• Available data:

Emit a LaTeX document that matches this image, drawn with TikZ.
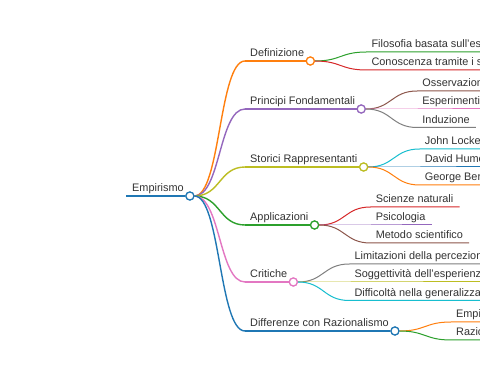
\documentclass[tikz,border=0pt]{standalone}
\usepackage{fontspec}
\setmainfont{Liberation Sans}
\usetikzlibrary{calc}
\definecolor{cblue}{HTML}{1F77B4}
\definecolor{corange}{HTML}{FF7F0E}
\definecolor{cgreen}{HTML}{2CA02C}
\definecolor{cred}{HTML}{D62728}
\definecolor{cpurple}{HTML}{9467BD}
\definecolor{cbrown}{HTML}{8C564B}
\definecolor{cpink}{HTML}{E377C2}
\definecolor{cgray}{HTML}{7F7F7F}
\definecolor{colive}{HTML}{BCBD22}
\definecolor{ccyan}{HTML}{17BECF}
\definecolor{txt}{HTML}{333333}
\begin{document}
\begin{tikzpicture}[x=1pt,y=-1pt,
  lbl/.style={anchor=base west, inner sep=0pt, text=txt, font=\fontsize{10.9}{12}\selectfont},
  dot/.style={circle, draw, fill=white, minimum size=8pt, inner sep=0pt, line width=1.2pt},
  l0/.style={line width=1.8pt},
  l1/.style={line width=1.4pt},
  l2/.style={line width=1pt}]
\useasboundingbox (0,0) rectangle (480,379);
\clip (0,0) rectangle (480,379);
\fill[white] (0,0) rectangle (480,379);

% root
\coordinate (rs) at (126,196);
\node[lbl] (root) at (132,192) {Empirismo};
\node[dot,draw=cblue] (rc) at ($(root.base east)+(6,4)$) {};
\draw[l0,cblue] (rs) -- (rc.west);

% ---------- level 1 ----------
% Definizione
\coordinate (s1) at (245,61);
\node[lbl] (n1) at (250,57) {Definizione};
\node[dot,draw=corange] (c1) at ($(n1.base east)+(6,4)$) {};
\draw[l1,corange] (rc.east) .. controls ($(rc.east)+(26,0)$) and ($(s1)+(-26,0)$) .. (s1);
\draw[l1,corange] (s1) -- (c1.west);
% Principi Fondamentali
\coordinate (s2) at (245,109);
\node[lbl] (n2) at (250,105) {Principi Fondamentali};
\node[dot,draw=cpurple] (c2) at ($(n2.base east)+(6,4)$) {};
\draw[l1,cpurple] (rc.east) .. controls ($(rc.east)+(26,0)$) and ($(s2)+(-26,0)$) .. (s2);
\draw[l1,cpurple] (s2) -- (c2.west);
% Storici Rappresentanti
\coordinate (s3) at (245,167);
\node[lbl] (n3) at (250,163) {Storici Rappresentanti};
\node[dot,draw=colive] (c3) at ($(n3.base east)+(6,4)$) {};
\draw[l1,colive] (rc.east) .. controls ($(rc.east)+(26,0)$) and ($(s3)+(-26,0)$) .. (s3);
\draw[l1,colive] (s3) -- (c3.west);
% Applicazioni
\coordinate (s4) at (245,225);
\node[lbl] (n4) at (250,221) {Applicazioni};
\node[dot,draw=cgreen] (c4) at ($(n4.base east)+(6,4)$) {};
\draw[l1,cgreen] (rc.east) .. controls ($(rc.east)+(26,0)$) and ($(s4)+(-26,0)$) .. (s4);
\draw[l1,cgreen] (s4) -- (c4.west);
% Critiche
\coordinate (s5) at (245,282);
\node[lbl] (n5) at (250,278) {Critiche};
\node[dot,draw=cpink] (c5) at ($(n5.base east)+(6,4)$) {};
\draw[l1,cpink] (rc.east) .. controls ($(rc.east)+(26,0)$) and ($(s5)+(-26,0)$) .. (s5);
\draw[l1,cpink] (s5) -- (c5.west);
% Differenze con Razionalismo
\coordinate (s6) at (245,331);
\node[lbl] (n6) at (250,327) {Differenze con Razionalismo};
\node[dot,draw=cblue] (c6) at ($(n6.base east)+(6,4)$) {};
\draw[l1,cblue] (rc.east) .. controls ($(rc.east)+(26,0)$) and ($(s6)+(-26,0)$) .. (s6);
\draw[l1,cblue] (s6) -- (c6.west);

% ---------- level 2 ----------
% Definizione children
\coordinate (a1) at ($(c1)+(56,-9)$);
\node[lbl] (m1) at ($(a1)+(5,-4)$) {Filosofia basata sull'esperienza};
\draw[l2,cgreen] (c1.east) .. controls ($(c1.east)+(26,0)$) and ($(a1)+(-26,0)$) .. (a1) -- ($(m1.base east)+(6,4)$);
\coordinate (a2) at ($(c1)+(56,9)$);
\node[lbl] (m2) at ($(a2)+(5,-4)$) {Conoscenza tramite i sensi};
\draw[l2,cred] (c1.east) .. controls ($(c1.east)+(26,0)$) and ($(a2)+(-26,0)$) .. (a2) -- ($(m2.base east)+(6,4)$);

% Principi children
\coordinate (b1) at ($(c2)+(56,-18)$);
\node[lbl] (p1) at ($(b1)+(5,-4)$) {Osservazione};
\draw[l2,cbrown] (c2.east) .. controls ($(c2.east)+(26,0)$) and ($(b1)+(-26,0)$) .. (b1) -- ($(p1.base east)+(6,4)$);
\coordinate (b2) at ($(c2)+(56,0)$);
\node[lbl] (p2) at ($(b2)+(5,-4)$) {Esperimenti};
\draw[l2,cpink] (c2.east) -- (b2) -- ($(p2.base east)+(6,4)$);
\coordinate (b3) at ($(c2)+(56,18.5)$);
\node[lbl] (p3) at ($(b3)+(5,-4)$) {Induzione};
\draw[l2,cgray] (c2.east) .. controls ($(c2.east)+(26,0)$) and ($(b3)+(-26,0)$) .. (b3) -- ($(p3.base east)+(6,4)$);

% Storici children
\coordinate (d1) at ($(c3)+(56,-18)$);
\node[lbl] (q1) at ($(d1)+(5,-4)$) {John Locke};
\draw[l2,ccyan] (c3.east) .. controls ($(c3.east)+(26,0)$) and ($(d1)+(-26,0)$) .. (d1) -- ($(q1.base east)+(6,4)$);
\coordinate (d2) at ($(c3)+(56,0)$);
\node[lbl] (q2) at ($(d2)+(5,-4)$) {David Hume};
\draw[l2,cblue] (c3.east) -- (d2) -- ($(q2.base east)+(6,4)$);
\coordinate (d3) at ($(c3)+(56,18)$);
\node[lbl] (q3) at ($(d3)+(5,-4)$) {George Berkeley};
\draw[l2,corange] (c3.east) .. controls ($(c3.east)+(26,0)$) and ($(d3)+(-26,0)$) .. (d3) -- ($(q3.base east)+(6,4)$);

% Applicazioni children
\coordinate (e1) at ($(c4)+(56,-18)$);
\node[lbl] (r1) at ($(e1)+(5,-4)$) {Scienze naturali};
\draw[l2,cred] (c4.east) .. controls ($(c4.east)+(26,0)$) and ($(e1)+(-26,0)$) .. (e1) -- ($(r1.base east)+(6,4)$);
\coordinate (e2) at ($(c4)+(56,0)$);
\node[lbl] (r2) at ($(e2)+(5,-4)$) {Psicologia};
\draw[l2,cpurple] (c4.east) -- (e2) -- ($(r2.base east)+(6,4)$);
\coordinate (e3) at ($(c4)+(56,18)$);
\node[lbl] (r3) at ($(e3)+(5,-4)$) {Metodo scientifico};
\draw[l2,cbrown] (c4.east) .. controls ($(c4.east)+(26,0)$) and ($(e3)+(-26,0)$) .. (e3) -- ($(r3.base east)+(6,4)$);

% Critiche children
\coordinate (f1) at ($(c5)+(56,-18)$);
\node[lbl] (t1) at ($(f1)+(5,-4)$) {Limitazioni della percezione};
\draw[l2,cgray] (c5.east) .. controls ($(c5.east)+(26,0)$) and ($(f1)+(-26,0)$) .. (f1) -- ($(t1.base east)+(6,4)$);
\coordinate (f2) at ($(c5)+(56,0)$);
\node[lbl] (t2) at ($(f2)+(5,-4)$) {Soggettività dell'esperienza};
\draw[l2,colive] (c5.east) -- (f2) -- ($(t2.base east)+(6,4)$);
\coordinate (f3) at ($(c5)+(56,18.5)$);
\node[lbl] (t3) at ($(f3)+(5,-4)$) {Difficoltà nella generalizzazione};
\draw[l2,ccyan] (c5.east) .. controls ($(c5.east)+(26,0)$) and ($(f3)+(-26,0)$) .. (f3) -- ($(t3.base east)+(6,4)$);

% Differenze children
\coordinate (g1) at ($(c6)+(56,-9)$);
\node[lbl] (u1) at ($(g1)+(5,-4)$) {Empirismo};
\draw[l2,corange] (c6.east) .. controls ($(c6.east)+(26,0)$) and ($(g1)+(-26,0)$) .. (g1) -- ($(u1.base east)+(6,4)$);
\coordinate (g2) at ($(c6)+(56,9)$);
\node[lbl] (u2) at ($(g2)+(5,-4)$) {Razionalismo};
\draw[l2,cgreen] (c6.east) .. controls ($(c6.east)+(26,0)$) and ($(g2)+(-26,0)$) .. (g2) -- ($(u2.base east)+(6,4)$);

% redraw dots on top
\foreach \c/\col in {rc/cblue,c1/corange,c2/cpurple,c3/colive,c4/cgreen,c5/cpink,c6/cblue}
  \draw[line width=1.2pt,draw=\col,fill=white] (\c) circle (4pt);
\end{tikzpicture}
\end{document}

• The exercise: Everything from the top line of the data down to and including the line with "(rs) -- (rc.west);" is to be copied, except the pictures.

• Expected answer:
Emit a LaTeX document that matches this image, drawn with TikZ.
\documentclass[tikz,border=0pt]{standalone}
\usepackage{fontspec}
\setmainfont{Liberation Sans}
\usetikzlibrary{calc}
\definecolor{cblue}{HTML}{1F77B4}
\definecolor{corange}{HTML}{FF7F0E}
\definecolor{cgreen}{HTML}{2CA02C}
\definecolor{cred}{HTML}{D62728}
\definecolor{cpurple}{HTML}{9467BD}
\definecolor{cbrown}{HTML}{8C564B}
\definecolor{cpink}{HTML}{E377C2}
\definecolor{cgray}{HTML}{7F7F7F}
\definecolor{colive}{HTML}{BCBD22}
\definecolor{ccyan}{HTML}{17BECF}
\definecolor{txt}{HTML}{333333}
\begin{document}
\begin{tikzpicture}[x=1pt,y=-1pt,
  lbl/.style={anchor=base west, inner sep=0pt, text=txt, font=\fontsize{10.9}{12}\selectfont},
  dot/.style={circle, draw, fill=white, minimum size=8pt, inner sep=0pt, line width=1.2pt},
  l0/.style={line width=1.8pt},
  l1/.style={line width=1.4pt},
  l2/.style={line width=1pt}]
\useasboundingbox (0,0) rectangle (480,379);
\clip (0,0) rectangle (480,379);
\fill[white] (0,0) rectangle (480,379);

% root
\coordinate (rs) at (126,196);
\node[lbl] (root) at (132,192) {Empirismo};
\node[dot,draw=cblue] (rc) at ($(root.base east)+(6,4)$) {};
\draw[l0,cblue] (rs) -- (rc.west);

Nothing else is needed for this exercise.